Spring Break is winding up in our neck of the woods, and it brings up a pet peeve I’ve written about before: messages in popular culture that suggest children are an annoyance, or a burden, more than integral parts of our families and society.
Of course, I understand that a week at home with kids one usually sends off to school can disrupt orderly routines. It requires scrambling for babysitters or fun activities to fill unaccustomed hours. That presents an element of inconvenience, especially for those who can’t take the same days off of work to spend time relaxing with the freed children.
The disconnect between today’s school calendars and the dual working parent/single parent households that make up most American families doesn’t make the children themselves the problem.
Try to find a moment to tell your kids so, even if you think they’ll roll their eyes or believe you’ve gone batty. It’s good for them to hear it said.
It’s good for us to say it, too.
It’s easy to get caught up in life’s buffeting winds of distractions and disappointments. Kids are beholden to us adults for everything: shelter, food, toys, and a sense of where they stand in the world. Don’t forget that last bit in the struggle to optimize the tangible needs.
I tell my kids I love them, but I also say how much I like them for who they are, no matter how different from me, and even when* those differences cause us to disagree.
They’ve heard me get angry at “back to school” sale ads that suggest parents rejoice once the brats are out of their hair. I reject those offensive notions, and I tell my kids so. Kids deserve better than that, just because they’re human beings, and even when their vacation weeks disrupt our schedules.
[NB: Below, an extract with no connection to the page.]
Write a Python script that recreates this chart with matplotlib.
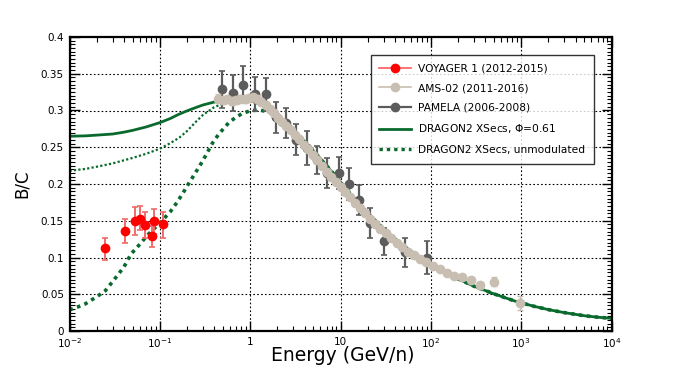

Spring Break this year at our house did include my sending them out to dinner and a movie with Grandma so that a group of moms could join me for a ladies’ literature evening. I know I’m fortunate to have willing family members available to give me a few hours off; I’m grateful for that.
My mom did bring our young friend, The Scholar†, along for the evening together with my boys. Since The Scholar’s mother wouldn’t have been able to attend otherwise, this was a gracious favor on Mom’s part.
That brings up one other option for showing kids during school breaks that they are valued by caring adults: make the offer to help another parent fill some of those hours if you’ve got a bit more bandwidth free.
Children thrive when a variety of adults show them consideration and make time for them. Society thrives when all of our children are well cared for.
I’m not sure it’s the village that matters; I think it’s all about the tribe.
It’s amazing how tiny an effort can make the world a better place for someone else. I live in certainty that every child deserves at least that much.
*Not so much during a fight, say, do I remember to be so gracious, but I try to get the message across the rest of the time, so the good things overwhelm family squabbles. I’m no saint!
**She’s another home educated child whom I tutor in math because my talents differ from those of her mother.